══ Given information

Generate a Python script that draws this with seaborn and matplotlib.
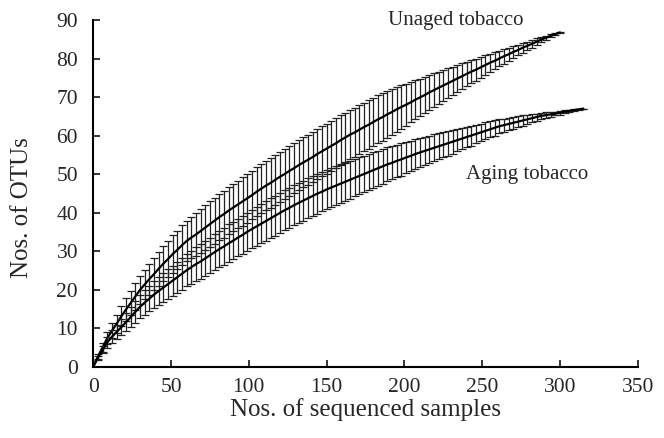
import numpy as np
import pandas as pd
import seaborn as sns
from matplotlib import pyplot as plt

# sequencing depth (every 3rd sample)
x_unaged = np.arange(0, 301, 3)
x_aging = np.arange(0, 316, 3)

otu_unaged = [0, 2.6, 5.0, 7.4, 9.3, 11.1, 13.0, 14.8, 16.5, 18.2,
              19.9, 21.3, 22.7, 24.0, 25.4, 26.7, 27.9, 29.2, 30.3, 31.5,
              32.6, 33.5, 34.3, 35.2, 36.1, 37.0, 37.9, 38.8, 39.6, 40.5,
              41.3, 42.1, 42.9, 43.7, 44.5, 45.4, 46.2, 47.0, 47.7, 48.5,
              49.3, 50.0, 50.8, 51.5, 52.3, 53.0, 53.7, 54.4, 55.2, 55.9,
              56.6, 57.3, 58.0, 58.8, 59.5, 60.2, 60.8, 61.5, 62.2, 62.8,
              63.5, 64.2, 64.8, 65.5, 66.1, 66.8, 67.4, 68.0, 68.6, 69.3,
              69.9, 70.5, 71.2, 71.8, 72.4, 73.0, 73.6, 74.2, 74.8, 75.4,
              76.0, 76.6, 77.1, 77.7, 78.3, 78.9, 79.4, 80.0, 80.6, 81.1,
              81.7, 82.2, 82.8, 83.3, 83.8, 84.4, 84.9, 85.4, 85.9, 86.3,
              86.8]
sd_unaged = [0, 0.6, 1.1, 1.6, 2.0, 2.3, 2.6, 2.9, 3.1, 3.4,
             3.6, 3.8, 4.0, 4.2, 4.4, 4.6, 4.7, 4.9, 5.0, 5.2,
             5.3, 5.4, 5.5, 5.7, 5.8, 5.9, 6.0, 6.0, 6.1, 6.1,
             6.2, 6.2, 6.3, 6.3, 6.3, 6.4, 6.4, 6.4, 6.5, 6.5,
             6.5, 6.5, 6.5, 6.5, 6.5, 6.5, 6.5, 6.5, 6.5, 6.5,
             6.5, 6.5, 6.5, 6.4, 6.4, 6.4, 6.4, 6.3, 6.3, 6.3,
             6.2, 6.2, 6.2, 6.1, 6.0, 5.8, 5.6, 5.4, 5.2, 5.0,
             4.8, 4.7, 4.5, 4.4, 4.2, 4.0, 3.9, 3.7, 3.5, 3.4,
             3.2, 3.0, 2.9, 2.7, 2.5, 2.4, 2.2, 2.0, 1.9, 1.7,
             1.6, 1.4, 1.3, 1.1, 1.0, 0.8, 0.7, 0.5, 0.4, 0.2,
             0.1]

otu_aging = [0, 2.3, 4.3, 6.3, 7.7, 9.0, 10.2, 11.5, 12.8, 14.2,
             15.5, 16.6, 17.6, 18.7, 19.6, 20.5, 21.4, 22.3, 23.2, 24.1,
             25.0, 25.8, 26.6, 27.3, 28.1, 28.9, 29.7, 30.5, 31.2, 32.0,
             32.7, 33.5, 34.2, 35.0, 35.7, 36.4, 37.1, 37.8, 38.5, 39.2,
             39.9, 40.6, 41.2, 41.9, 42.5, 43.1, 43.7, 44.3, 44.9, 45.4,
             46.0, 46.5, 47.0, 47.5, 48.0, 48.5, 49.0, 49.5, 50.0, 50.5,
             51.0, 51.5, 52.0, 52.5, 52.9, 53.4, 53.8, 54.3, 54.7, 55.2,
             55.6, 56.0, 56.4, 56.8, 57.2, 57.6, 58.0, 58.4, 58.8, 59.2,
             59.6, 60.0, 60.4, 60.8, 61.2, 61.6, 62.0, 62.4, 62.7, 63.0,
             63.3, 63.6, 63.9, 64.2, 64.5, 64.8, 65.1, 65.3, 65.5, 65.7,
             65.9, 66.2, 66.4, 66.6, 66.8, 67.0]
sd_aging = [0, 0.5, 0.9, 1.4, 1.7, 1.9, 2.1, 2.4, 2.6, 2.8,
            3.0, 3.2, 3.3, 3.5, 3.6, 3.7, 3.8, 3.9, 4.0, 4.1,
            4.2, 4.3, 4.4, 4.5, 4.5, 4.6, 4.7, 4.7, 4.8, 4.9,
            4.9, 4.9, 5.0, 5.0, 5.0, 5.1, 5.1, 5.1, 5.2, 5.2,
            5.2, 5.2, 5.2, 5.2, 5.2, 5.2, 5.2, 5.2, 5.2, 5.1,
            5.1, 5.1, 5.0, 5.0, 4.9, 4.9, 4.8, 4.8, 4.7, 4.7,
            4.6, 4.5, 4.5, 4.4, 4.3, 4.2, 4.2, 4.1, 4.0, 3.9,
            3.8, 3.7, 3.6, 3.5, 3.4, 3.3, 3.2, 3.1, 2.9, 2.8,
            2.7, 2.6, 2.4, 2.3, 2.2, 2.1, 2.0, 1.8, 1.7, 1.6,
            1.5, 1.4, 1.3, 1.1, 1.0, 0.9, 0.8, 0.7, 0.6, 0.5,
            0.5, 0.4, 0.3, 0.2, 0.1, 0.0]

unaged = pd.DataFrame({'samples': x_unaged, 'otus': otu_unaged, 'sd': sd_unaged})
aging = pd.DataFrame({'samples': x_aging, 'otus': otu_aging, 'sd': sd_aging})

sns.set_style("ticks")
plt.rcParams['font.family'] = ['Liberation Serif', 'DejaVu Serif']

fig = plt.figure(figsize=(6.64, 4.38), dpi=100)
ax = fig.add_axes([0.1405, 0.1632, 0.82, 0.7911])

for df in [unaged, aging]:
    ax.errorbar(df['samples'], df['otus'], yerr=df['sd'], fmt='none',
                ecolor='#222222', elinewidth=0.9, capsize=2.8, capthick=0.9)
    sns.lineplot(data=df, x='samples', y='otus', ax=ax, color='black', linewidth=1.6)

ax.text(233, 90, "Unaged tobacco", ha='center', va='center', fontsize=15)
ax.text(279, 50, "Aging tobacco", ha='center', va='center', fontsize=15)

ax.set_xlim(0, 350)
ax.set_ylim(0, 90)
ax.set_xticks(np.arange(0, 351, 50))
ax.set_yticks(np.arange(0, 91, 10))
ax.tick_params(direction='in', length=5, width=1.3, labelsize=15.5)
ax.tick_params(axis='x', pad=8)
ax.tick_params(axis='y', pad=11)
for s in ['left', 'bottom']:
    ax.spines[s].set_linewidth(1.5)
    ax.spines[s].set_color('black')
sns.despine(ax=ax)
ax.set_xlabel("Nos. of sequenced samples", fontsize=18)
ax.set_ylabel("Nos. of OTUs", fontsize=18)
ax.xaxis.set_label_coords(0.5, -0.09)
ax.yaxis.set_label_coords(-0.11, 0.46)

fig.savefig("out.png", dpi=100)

════
══ Given information

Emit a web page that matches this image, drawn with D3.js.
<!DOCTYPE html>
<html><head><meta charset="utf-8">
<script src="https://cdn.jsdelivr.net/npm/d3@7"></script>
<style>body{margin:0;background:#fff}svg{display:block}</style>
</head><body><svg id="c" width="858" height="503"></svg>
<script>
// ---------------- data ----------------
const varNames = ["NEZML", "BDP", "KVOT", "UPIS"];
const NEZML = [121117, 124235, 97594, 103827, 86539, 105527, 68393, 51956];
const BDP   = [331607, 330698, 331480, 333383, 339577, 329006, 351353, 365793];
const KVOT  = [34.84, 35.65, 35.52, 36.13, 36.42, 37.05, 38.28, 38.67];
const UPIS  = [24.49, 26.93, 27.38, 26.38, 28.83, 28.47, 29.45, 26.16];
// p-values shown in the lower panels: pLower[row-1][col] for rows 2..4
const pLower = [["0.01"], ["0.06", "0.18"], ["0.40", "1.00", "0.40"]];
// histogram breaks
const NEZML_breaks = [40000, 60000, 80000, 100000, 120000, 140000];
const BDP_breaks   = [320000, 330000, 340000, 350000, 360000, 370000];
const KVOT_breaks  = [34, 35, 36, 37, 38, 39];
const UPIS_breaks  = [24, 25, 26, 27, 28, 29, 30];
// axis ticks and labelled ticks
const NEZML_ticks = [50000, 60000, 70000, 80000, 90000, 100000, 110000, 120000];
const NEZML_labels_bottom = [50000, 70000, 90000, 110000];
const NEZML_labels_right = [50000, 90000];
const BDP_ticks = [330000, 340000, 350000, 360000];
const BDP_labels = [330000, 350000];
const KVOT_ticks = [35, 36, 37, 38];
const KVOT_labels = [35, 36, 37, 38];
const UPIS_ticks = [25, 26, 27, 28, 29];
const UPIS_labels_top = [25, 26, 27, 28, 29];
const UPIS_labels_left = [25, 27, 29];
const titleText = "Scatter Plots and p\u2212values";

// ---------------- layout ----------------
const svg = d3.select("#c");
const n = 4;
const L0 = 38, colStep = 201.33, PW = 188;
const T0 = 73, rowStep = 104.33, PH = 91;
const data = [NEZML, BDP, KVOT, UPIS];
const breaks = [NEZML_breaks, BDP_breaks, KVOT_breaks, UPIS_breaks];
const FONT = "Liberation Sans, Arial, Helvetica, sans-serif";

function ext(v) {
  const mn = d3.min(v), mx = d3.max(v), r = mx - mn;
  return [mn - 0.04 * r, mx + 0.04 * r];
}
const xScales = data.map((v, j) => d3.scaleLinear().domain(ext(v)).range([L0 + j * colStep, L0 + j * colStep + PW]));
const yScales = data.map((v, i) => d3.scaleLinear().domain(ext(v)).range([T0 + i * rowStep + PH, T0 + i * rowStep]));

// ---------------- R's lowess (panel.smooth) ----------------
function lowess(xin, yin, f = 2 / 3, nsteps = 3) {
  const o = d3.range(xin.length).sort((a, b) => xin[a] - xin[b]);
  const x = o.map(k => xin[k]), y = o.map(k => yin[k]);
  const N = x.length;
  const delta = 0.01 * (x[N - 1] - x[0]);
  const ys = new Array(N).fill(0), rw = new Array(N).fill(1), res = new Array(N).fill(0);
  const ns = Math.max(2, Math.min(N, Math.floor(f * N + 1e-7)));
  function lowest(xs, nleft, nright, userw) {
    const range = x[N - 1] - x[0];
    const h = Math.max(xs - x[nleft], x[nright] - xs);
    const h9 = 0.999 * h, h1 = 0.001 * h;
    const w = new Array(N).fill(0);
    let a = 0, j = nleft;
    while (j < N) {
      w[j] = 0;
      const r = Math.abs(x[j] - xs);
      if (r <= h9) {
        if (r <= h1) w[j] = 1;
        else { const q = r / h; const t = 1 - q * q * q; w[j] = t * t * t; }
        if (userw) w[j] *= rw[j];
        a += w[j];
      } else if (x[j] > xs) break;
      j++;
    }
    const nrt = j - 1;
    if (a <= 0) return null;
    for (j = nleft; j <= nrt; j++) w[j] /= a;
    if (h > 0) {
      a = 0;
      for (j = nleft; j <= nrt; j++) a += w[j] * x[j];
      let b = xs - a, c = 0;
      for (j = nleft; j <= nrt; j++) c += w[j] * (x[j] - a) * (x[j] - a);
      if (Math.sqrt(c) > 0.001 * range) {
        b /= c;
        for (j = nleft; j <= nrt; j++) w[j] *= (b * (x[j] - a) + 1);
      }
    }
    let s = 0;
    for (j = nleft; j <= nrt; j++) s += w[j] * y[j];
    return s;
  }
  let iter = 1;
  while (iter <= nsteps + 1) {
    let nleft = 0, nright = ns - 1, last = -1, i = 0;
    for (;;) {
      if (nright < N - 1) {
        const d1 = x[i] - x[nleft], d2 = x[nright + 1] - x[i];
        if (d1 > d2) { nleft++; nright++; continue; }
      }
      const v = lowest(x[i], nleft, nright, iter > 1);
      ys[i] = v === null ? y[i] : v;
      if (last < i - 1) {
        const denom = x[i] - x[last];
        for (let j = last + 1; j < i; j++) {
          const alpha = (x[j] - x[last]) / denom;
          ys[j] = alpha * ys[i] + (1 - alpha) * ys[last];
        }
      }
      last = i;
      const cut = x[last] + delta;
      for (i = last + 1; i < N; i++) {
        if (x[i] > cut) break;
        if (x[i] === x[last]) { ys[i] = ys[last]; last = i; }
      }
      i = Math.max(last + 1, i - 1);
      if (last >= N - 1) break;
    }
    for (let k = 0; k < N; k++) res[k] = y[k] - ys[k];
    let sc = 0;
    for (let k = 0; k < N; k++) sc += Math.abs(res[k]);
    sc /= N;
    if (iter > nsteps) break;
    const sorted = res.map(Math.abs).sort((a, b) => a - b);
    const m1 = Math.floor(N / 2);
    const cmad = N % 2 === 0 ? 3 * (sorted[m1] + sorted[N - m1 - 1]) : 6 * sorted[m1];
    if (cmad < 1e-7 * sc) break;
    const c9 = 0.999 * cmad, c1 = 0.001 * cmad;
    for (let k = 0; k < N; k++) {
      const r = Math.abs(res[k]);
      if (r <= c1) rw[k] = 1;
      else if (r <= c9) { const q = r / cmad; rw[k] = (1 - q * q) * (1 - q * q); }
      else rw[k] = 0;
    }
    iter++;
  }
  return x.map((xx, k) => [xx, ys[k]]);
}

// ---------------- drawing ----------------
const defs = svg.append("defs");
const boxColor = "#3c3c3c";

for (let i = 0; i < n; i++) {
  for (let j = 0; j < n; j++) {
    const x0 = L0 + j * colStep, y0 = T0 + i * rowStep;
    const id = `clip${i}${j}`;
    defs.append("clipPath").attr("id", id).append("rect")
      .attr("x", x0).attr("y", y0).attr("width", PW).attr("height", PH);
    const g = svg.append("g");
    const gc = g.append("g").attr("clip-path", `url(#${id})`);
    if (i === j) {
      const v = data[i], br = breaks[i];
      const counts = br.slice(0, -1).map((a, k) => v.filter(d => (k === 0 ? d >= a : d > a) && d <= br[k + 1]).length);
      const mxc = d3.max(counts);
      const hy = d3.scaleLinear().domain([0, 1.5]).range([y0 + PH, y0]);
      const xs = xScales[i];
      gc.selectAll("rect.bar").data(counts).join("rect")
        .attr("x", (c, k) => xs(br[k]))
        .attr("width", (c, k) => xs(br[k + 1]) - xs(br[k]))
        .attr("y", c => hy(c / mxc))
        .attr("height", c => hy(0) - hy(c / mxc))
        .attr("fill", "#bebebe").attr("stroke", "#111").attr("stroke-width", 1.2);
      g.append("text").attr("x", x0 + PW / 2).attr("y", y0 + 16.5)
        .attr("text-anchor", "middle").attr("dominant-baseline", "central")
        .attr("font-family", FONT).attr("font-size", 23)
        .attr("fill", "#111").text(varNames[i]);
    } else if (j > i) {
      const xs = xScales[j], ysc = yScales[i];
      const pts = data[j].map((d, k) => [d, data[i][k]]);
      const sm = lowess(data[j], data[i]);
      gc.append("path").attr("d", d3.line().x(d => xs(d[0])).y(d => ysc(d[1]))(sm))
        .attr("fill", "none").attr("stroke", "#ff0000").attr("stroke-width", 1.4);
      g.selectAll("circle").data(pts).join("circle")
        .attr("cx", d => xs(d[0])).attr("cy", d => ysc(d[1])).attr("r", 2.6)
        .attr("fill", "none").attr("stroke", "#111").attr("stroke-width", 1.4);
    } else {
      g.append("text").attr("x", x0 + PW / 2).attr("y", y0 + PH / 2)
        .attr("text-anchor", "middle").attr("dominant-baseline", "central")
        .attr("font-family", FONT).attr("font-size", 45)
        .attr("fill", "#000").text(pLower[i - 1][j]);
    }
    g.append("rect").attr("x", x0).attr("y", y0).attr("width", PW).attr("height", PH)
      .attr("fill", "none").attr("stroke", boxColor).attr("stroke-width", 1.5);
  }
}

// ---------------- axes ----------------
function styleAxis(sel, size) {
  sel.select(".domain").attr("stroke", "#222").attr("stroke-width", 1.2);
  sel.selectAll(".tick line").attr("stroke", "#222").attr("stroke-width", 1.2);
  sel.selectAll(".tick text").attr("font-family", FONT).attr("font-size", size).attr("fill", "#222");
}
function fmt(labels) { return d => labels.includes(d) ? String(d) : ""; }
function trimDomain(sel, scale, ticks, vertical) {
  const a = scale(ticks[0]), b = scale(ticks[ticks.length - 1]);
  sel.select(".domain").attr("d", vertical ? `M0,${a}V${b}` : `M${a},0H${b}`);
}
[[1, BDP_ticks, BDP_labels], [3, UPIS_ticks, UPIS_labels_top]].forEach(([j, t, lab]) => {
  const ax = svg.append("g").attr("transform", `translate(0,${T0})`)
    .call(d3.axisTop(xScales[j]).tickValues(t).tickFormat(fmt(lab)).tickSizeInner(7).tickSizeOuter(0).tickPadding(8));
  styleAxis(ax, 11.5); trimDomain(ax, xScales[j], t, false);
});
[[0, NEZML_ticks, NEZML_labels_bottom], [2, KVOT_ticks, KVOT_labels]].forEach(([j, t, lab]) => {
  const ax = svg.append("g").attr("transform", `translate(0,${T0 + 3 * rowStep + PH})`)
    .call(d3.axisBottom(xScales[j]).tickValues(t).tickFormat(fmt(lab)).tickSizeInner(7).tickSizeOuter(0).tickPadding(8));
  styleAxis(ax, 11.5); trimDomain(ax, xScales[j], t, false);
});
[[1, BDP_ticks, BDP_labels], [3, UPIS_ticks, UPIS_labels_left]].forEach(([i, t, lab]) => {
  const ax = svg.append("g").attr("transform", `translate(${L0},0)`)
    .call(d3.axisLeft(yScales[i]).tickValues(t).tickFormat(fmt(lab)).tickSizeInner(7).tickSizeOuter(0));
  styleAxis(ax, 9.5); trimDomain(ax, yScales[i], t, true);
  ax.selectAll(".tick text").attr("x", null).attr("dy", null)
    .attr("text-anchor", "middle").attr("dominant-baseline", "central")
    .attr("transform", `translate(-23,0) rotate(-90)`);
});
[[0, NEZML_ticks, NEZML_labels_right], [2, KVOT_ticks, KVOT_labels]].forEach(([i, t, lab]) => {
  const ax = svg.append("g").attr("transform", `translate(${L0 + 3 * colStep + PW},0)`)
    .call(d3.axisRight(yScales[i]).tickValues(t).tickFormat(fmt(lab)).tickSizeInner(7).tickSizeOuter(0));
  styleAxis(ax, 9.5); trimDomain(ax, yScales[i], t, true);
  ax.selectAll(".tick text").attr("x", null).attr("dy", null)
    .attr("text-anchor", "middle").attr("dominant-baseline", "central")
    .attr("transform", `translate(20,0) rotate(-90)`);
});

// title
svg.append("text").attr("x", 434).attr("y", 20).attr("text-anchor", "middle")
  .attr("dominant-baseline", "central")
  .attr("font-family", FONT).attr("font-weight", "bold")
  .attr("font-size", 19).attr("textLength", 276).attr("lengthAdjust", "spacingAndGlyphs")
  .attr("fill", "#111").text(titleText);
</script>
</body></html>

════
══ Given information

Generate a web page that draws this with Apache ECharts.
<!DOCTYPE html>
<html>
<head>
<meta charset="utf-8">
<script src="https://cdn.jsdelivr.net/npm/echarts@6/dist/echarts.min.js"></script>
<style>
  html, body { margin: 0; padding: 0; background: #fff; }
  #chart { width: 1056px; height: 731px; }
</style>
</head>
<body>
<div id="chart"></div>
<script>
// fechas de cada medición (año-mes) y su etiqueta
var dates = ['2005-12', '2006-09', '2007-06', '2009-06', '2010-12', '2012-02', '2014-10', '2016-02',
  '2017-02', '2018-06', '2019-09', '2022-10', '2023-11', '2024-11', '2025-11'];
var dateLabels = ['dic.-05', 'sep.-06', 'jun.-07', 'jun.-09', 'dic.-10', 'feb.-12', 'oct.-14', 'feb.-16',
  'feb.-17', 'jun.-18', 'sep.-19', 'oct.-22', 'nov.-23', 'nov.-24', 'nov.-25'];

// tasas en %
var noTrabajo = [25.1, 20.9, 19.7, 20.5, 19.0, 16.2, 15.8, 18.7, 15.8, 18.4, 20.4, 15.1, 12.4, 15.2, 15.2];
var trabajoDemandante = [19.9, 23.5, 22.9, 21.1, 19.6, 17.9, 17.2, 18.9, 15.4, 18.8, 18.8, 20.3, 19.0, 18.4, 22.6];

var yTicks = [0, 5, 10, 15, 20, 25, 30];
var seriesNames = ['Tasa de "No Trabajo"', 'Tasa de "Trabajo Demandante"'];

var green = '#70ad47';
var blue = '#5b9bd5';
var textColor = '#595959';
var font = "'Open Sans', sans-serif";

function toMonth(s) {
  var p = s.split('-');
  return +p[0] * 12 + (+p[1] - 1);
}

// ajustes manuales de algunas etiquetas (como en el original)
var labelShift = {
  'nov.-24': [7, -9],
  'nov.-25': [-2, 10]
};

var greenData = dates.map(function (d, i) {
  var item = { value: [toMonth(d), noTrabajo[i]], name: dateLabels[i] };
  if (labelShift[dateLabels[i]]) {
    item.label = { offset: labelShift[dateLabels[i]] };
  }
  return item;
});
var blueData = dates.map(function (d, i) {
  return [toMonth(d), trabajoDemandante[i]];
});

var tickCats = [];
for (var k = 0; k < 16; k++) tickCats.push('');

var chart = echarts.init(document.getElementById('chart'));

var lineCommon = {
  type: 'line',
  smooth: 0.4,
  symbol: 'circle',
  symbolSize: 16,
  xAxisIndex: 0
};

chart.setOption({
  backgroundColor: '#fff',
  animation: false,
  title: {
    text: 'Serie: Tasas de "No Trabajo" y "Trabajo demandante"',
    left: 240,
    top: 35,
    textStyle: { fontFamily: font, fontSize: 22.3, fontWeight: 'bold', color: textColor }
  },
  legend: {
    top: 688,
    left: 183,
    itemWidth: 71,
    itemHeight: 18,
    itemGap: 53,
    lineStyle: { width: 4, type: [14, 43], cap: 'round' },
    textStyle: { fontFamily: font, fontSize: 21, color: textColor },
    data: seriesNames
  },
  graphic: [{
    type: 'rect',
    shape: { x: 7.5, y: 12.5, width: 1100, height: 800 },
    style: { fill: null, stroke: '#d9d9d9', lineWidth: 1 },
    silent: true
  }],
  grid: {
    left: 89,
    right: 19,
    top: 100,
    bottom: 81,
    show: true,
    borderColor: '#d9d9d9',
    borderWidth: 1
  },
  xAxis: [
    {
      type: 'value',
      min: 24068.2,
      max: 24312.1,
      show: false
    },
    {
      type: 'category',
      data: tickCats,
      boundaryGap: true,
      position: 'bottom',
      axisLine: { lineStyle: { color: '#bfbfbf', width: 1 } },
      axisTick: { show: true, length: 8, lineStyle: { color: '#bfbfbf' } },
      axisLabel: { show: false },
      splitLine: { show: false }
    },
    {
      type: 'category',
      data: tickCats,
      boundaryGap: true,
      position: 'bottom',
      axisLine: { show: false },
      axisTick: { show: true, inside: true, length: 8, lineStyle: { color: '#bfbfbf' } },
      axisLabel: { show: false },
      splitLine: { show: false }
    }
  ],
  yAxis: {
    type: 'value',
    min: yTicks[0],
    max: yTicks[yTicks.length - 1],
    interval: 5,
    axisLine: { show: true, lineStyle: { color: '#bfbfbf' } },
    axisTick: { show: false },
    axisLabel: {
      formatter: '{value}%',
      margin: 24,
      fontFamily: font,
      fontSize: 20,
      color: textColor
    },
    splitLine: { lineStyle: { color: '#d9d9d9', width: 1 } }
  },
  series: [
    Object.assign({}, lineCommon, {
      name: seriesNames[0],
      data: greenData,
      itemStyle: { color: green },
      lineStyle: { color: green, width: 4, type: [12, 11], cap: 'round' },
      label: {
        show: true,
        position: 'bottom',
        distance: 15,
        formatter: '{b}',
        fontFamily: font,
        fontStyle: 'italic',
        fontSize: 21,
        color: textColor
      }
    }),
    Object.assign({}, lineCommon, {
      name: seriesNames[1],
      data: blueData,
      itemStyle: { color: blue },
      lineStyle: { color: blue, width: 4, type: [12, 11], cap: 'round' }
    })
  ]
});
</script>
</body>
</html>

════

-- Goal of the exercise --
Reproduce exactly the section that begins with the line containing "Generate a Python" and ends with the line containing "x_aging = np.arange(0, 316, 3)". Both boundary lines belong in the copy, but pictures do not.

-- Result for this task --
Generate a Python script that draws this with seaborn and matplotlib.
import numpy as np
import pandas as pd
import seaborn as sns
from matplotlib import pyplot as plt

# sequencing depth (every 3rd sample)
x_unaged = np.arange(0, 301, 3)
x_aging = np.arange(0, 316, 3)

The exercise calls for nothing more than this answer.